Part of Max Cooper and Tom Hodge’s Emergence project, Teotihuacan Part 2 is simple in concept and gorgeous in execution. Or at least as simple anything involving higher dimensions of space can be. Backed by Cooper and Hodge’s composition, the video rotates a four-dimensional object through three-dimensional space, represented on a two-dimensional monitor. From that (relatively) simple action, complex patterns emerge, getting increasingly intricate as the piece evolves. It’s utterly absorbing, but also soothing (probably because of the mostly ambient score) and almost hypnotic. Yes, it says something that it took a mathematician to create the code that made the video possible, but it makes sense, given that so much of modern math is about how complexity emerges from simple rules, and the beauty that can result.

dir. Max Cooper

music. Tom Hodge

visuals. Dugan Hammock
syn. This ambient piece usually appears early in Emergence. It's a demonstration of the beauty of dimensionality: specifically, how strange and appealing shapes are created when we rotate 4-dimensional structures.
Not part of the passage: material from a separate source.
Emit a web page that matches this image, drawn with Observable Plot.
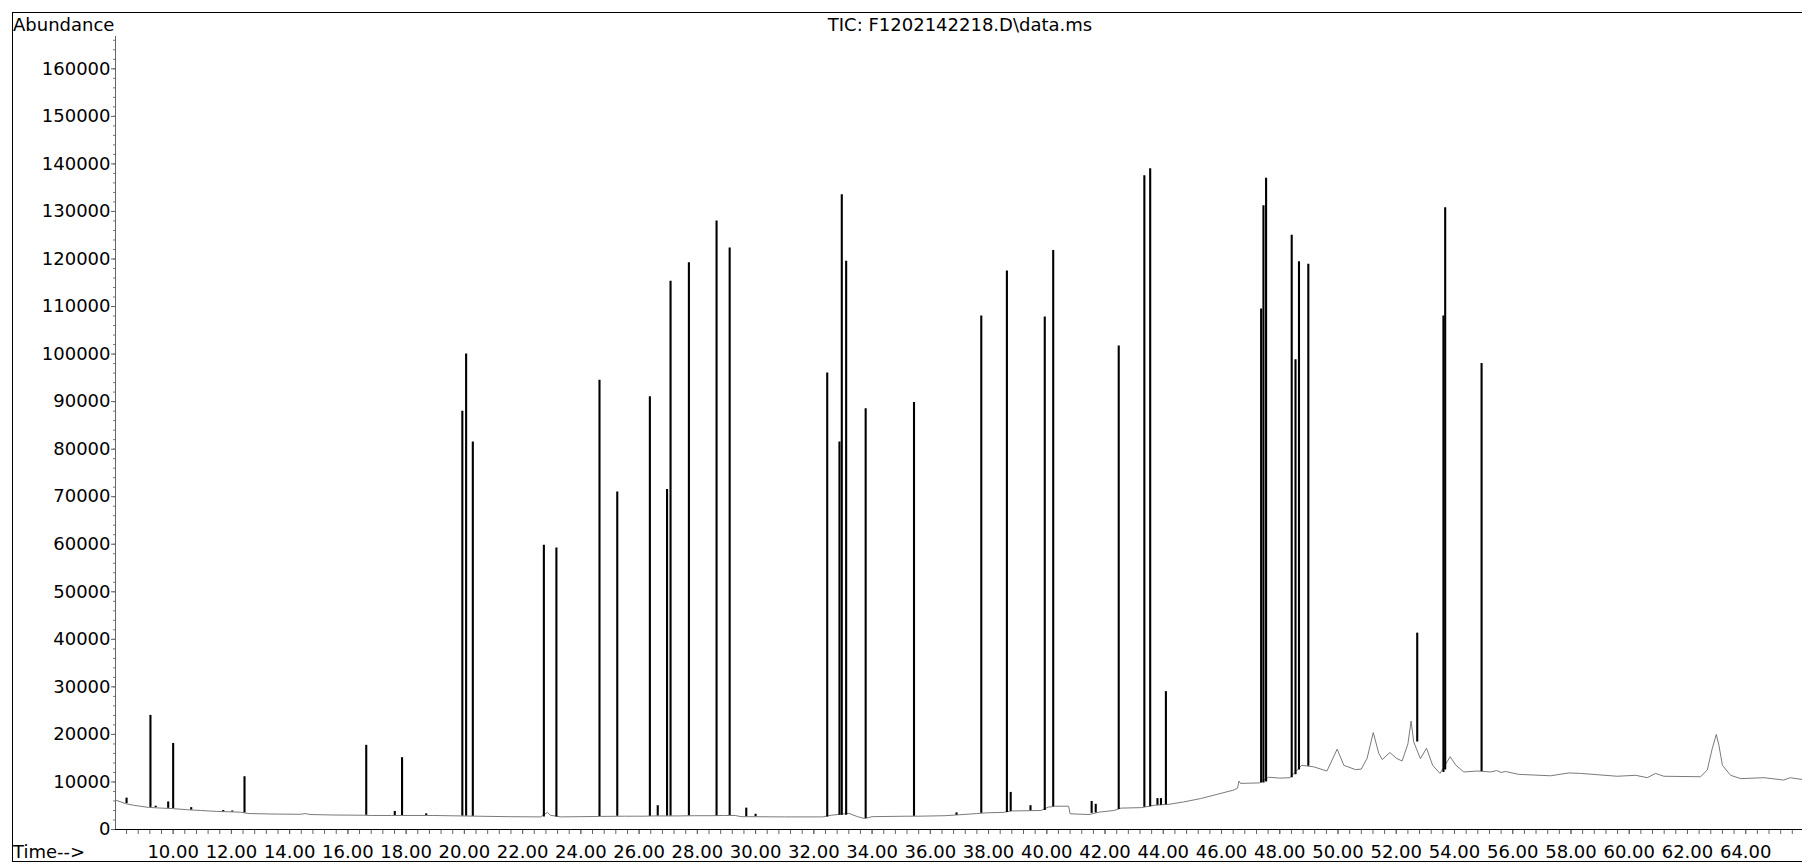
<!DOCTYPE html>
<html>
<head>
<meta charset="utf-8">
<script src="https://cdn.jsdelivr.net/npm/d3@7"></script>
<script src="https://cdn.jsdelivr.net/npm/@observablehq/plot@0.6"></script>
<style>
  html, body { margin: 0; padding: 0; background: #fff; overflow: hidden; }
  #wrap { position: relative; width: 1802px; height: 864px; font-family: "DejaVu Sans", sans-serif; color: #000; }
  #frame { position: absolute; left: 12px; top: 12px; width: 1900px; height: 850px; border: 1px solid #000; border-right: none; box-sizing: border-box; pointer-events: none; }
  .lbl { position: absolute; font-size: 18px; line-height: 18px; white-space: nowrap; }
  #chart { position: absolute; left: 0; top: 0; }
</style>
</head>
<body>
<div id="wrap">
  <div id="chart"></div>
  <div id="frame"></div>
  <div class="lbl" id="ylab" style="left:13px; top:15.5px;">Abundance</div>
  <div class="lbl" id="title" style="left:660px; width:600px; text-align:center; top:15.5px;">TIC: F1202142218.D\data.ms</div>
  <div class="lbl" id="xlab" style="left:13px; top:842.5px;">Time--&gt;</div>
</div>
<script>
// ---- Data ----
// Baseline trace (time in min, abundance), including broad humps
const baseT = [8.02, 8.36, 8.64, 9.15, 9.6, 9.97, 10.5, 10.94, 11.5, 12.31, 12.6, 13.5, 14.37, 14.54, 14.7, 15.5, 16.54, 16.8, 17.5, 18.2, 18.95, 19.87, 20.44, 21.5, 22.62, 22.85, 22.95, 23.31, 24.0, 24.67, 25.5, 26.2, 26.5, 27.3, 27.9, 28.5, 28.9, 29.3, 29.5, 31.0, 32.3, 32.6, 33.2, 33.5, 33.75, 34.0, 35.2, 35.6, 36.5, 37.0, 37.6, 37.9, 38.5, 38.8, 39.8, 40.05, 40.3, 40.75, 40.8, 41.45, 41.8, 42.3, 42.55, 43.25, 43.7, 44.2, 44.7, 45.28, 45.85, 46.42, 46.55, 46.6, 46.65, 47.3, 47.62, 48.0, 48.35, 48.75, 49.15, 49.62, 49.97, 50.2, 50.6, 50.8, 51.0, 51.21, 51.4, 51.52, 51.78, 52.0, 52.2, 52.4, 52.51, 52.6, 52.83, 53.04, 53.25, 53.5, 53.85, 54.05, 54.32, 54.78, 55.24, 55.45, 55.6, 55.75, 56.2, 57.3, 57.93, 58.33, 59.59, 60.22, 60.62, 60.9, 61.19, 62.45, 62.68, 62.85, 62.99, 63.08, 63.2, 63.48, 63.83, 64.63, 65.3, 65.53, 65.95];
const baseV = [6200, 5450, 5100, 4650, 4500, 4400, 4150, 4000, 3800, 3650, 3350, 3250, 3200, 3350, 3150, 3050, 3000, 2950, 2950, 2950, 2950, 2850, 2800, 2700, 2650, 3600, 3000, 2650, 2700, 2750, 2800, 2800, 2850, 2850, 2900, 2900, 2950, 2950, 2700, 2650, 2650, 3000, 3400, 2700, 2300, 2700, 2800, 2800, 2900, 3100, 3350, 3500, 3600, 3900, 4000, 4700, 4900, 4900, 3300, 3150, 3650, 4000, 4500, 4600, 5100, 5300, 5800, 6500, 7400, 8300, 8700, 10200, 9700, 9800, 11000, 10800, 10900, 13500, 13200, 12300, 16900, 13500, 12600, 12700, 15000, 20400, 16000, 14700, 16200, 15000, 14400, 18000, 22800, 18400, 14900, 17100, 13500, 11800, 15300, 13500, 12100, 12300, 12100, 12400, 12000, 12200, 11600, 11300, 11900, 11800, 11200, 11400, 10900, 11800, 11200, 11100, 12500, 17000, 20000, 17700, 13500, 11400, 10700, 10900, 10400, 10900, 10500];

// Sharp peaks: retention time, local baseline, apex abundance
const peakT    = [8.40, 9.22, 9.40, 9.83, 10.00, 10.62, 11.72, 12.03, 12.45, 16.63, 17.61, 17.86, 18.69, 19.93, 20.06, 20.29, 22.73, 23.16, 24.64, 25.25, 26.37, 26.64, 26.96, 27.08, 27.71, 28.66, 29.11, 29.68, 30.00, 32.46, 32.88, 32.96, 33.11, 33.78, 35.44, 36.90, 37.75, 38.63, 38.76, 39.44, 39.93, 40.22, 41.54, 41.68, 42.47, 43.35, 43.55, 43.80, 43.92, 44.09, 47.36, 47.44, 47.53, 48.41, 48.54, 48.66, 48.98, 52.72, 53.62, 53.68, 54.93];
const peakBase = [5450, 4650, 4600, 4450, 4400, 4100, 3750, 3700, 3500, 3000, 2950, 2950, 2950, 2850, 2850, 2800, 2650, 2650, 2750, 2800, 2800, 2850, 2850, 2850, 2900, 2900, 2950, 2700, 2700, 2650, 3000, 3000, 3000, 2300, 2800, 3000, 3400, 3600, 3800, 3950, 4000, 4800, 3400, 3500, 4200, 4700, 4800, 5100, 5100, 5200, 9800, 9800, 10000, 10900, 11500, 12500, 13300, 18400, 12000, 12500, 12200];
const peakH    = [6600, 24000, 4900, 5800, 18100, 4600, 4000, 3900, 11100, 17700, 3800, 15100, 3300, 88000, 100000, 81500, 59800, 59200, 94500, 71000, 91000, 5000, 71500, 115300, 119200, 128000, 122300, 4500, 3200, 96000, 81500, 133500, 119500, 88500, 89800, 3500, 108000, 117500, 7800, 5000, 107800, 121800, 5900, 5300, 101700, 137500, 139000, 6500, 6500, 29000, 109500, 131200, 137000, 125000, 98800, 119400, 118900, 41300, 108000, 130800, 98000];

// Axis ticks
const xLabelTicks = [10, 12, 14, 16, 18, 20, 22, 24, 26, 28, 30, 32, 34, 36, 38, 40, 42, 44, 46, 48, 50, 52, 54, 56, 58, 60, 62, 64];
const yLabelTicks = [0, 10000, 20000, 30000, 40000, 50000, 60000, 70000, 80000, 90000, 100000, 110000, 120000, 130000, 140000, 150000, 160000];
const xDomain = [8.02, 65.95];
const yDomain = [0, 166800];

const baseline = baseT.map((t, i) => ({t, v: baseV[i]}));
const peaks = peakT.map((t, i) => ({t, base: peakBase[i], h: peakH[i]}));
const xMinor = d3.range(8.4, 65.9, 0.4);
const yMinor = d3.range(0, 166001, 2000);

const chart = Plot.plot({
  width: 1802,
  height: 864,
  marginLeft: 115,
  marginRight: 0,
  marginTop: 36,
  marginBottom: 35,
  style: {fontFamily: "DejaVu Sans", fontSize: "18px", color: "#000", background: "transparent"},
  x: {domain: xDomain, label: null},
  y: {domain: yDomain, label: null},
  marks: [
    Plot.axisY({ticks: yMinor, tickSize: 2, tickFormat: () => "", label: null, stroke: "#777"}),
    Plot.axisY({ticks: yLabelTicks, tickSize: 4, tickPadding: 1, tickFormat: d => String(d), label: null, fontSize: 18, stroke: "#666"}),
    Plot.axisX({ticks: xMinor, tickSize: 5, tickFormat: () => "", label: null, stroke: "#666"}),
    Plot.axisX({ticks: xLabelTicks, tickSize: 5, tickPadding: 11, tickFormat: d => d.toFixed(2), label: null, fontSize: 18, stroke: "#666"}),
    Plot.ruleX([xDomain[0]], {stroke: "#666", strokeWidth: 1}),
    Plot.line(baseline, {x: "t", y: "v", stroke: "#7a7a7a", strokeWidth: 1}),
    Plot.ruleX(peaks, {x: "t", y1: "base", y2: "h", stroke: "#000", strokeWidth: 2.1}),
    Plot.ruleY([0], {stroke: "#000", strokeWidth: 1})
  ]
});
document.getElementById("chart").appendChild(chart);
</script>
</body>
</html>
If forms part of the live show where we look at the fundamental building blocks of our reality, from which the familiar world around us can emerge. It's a simple process, but like many other such fundamentals of nature, is also surprisingly beautiful.

The Emergence live show and album project are dedicated to these phenomena, and the story of creation from a scientific perspective, which are long term interests of mine.